SIRY: One mustn’t admit it openly, but we were far too soft. All these horrors have landed us in the soup now. But if we’d carried them through to the hilt, made the people disappear completely—no-one would say a thing. These half measures are always wrong.
In the East I suggested once to the “Korps”—thousands of PW were coming back, without anyone guarding them, because there were no people there to do it. It went quite well in FRANCE, because the Frenchman is so degenerate that if you said to him: “You will report to the PW collecting point in the rear” the stupid idiot really did go along there. But in RUSSIA there was a space of 50–80 km., that is to say a 2 to 3 days’ march, between the armoured spearheads and the following close formations. No Russians went to the rear, where they could live all right. So I said: “That’s no good, we must simply cut off one of their legs, or break a leg, or the right forearm, so that they won’t be able to fight in the next four weeks and so that we can round them up.” There was an outcry when I said one must simply smash their legs with a club. At the time, of course, I didn’t really condone it either, but now I think it’s quite right. We’ve seen that we cannot conduct a war because we’re not hard enough, not barbaric enough. The Russians are that all right.185
ANNIHILATION
“The FÜHRER has handed us a great deal abroad by his treatment of the Jewish question. That showed a great lack of tact. You will see that when history comes to be written, the FÜHRER will not get off without blame in spite of his great achievements.”

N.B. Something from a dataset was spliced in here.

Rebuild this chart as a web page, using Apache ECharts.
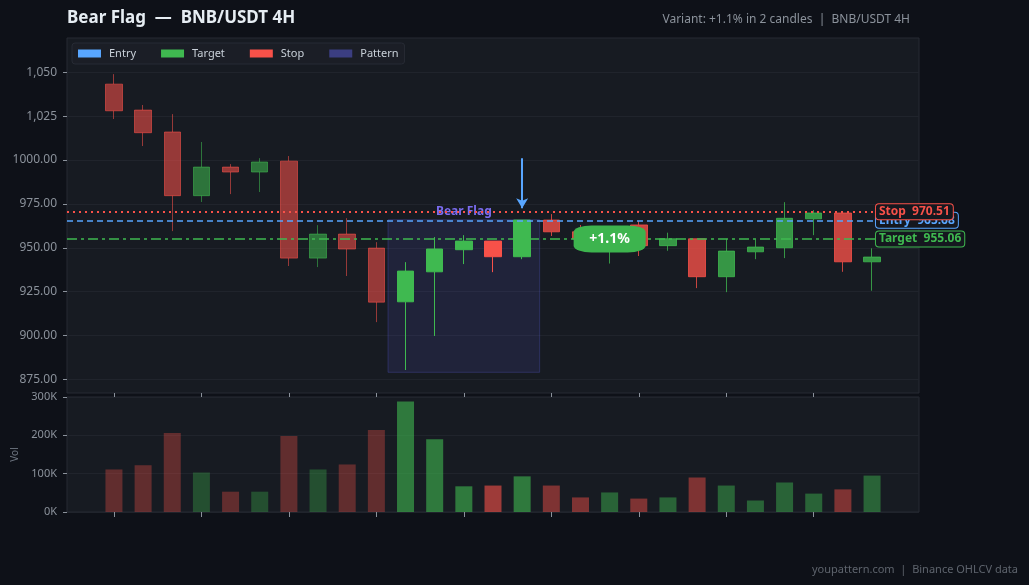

“Yes, but that’s inevitable. Every individual makes mistakes.”186
From 1995 to 1999, an exhibition titled “Crimes of the Wehrmacht” sparked one of the most intense historical debates in postwar German society. Compiled by the Hamburg Institute for Social Research, this collection of documentary material about war crimes committed by the German army and its complicity in the Holocaust toured museums throughout Germany, often to the dismay of older visitors, many of whom had themselves served in the armed forces during the Third Reich. The exhibit is widely regarded as having marked the end of the myth of the “clean” Wehrmacht. One striking thing to emerge from the debates was how vehemently German veterans rejected any suggestion that the armed forces had been involved in the Holocaust. As the surveillance protocols show, this was not a case of either repression or denial. Many of the crimes we today consider part of the Nazi campaigns of annihilation and the Holocaust were seen very differently in the 1940s, for instance, as a battle against partisans. The debates reflected the collision of two frames of reference, today’s versus that of the past.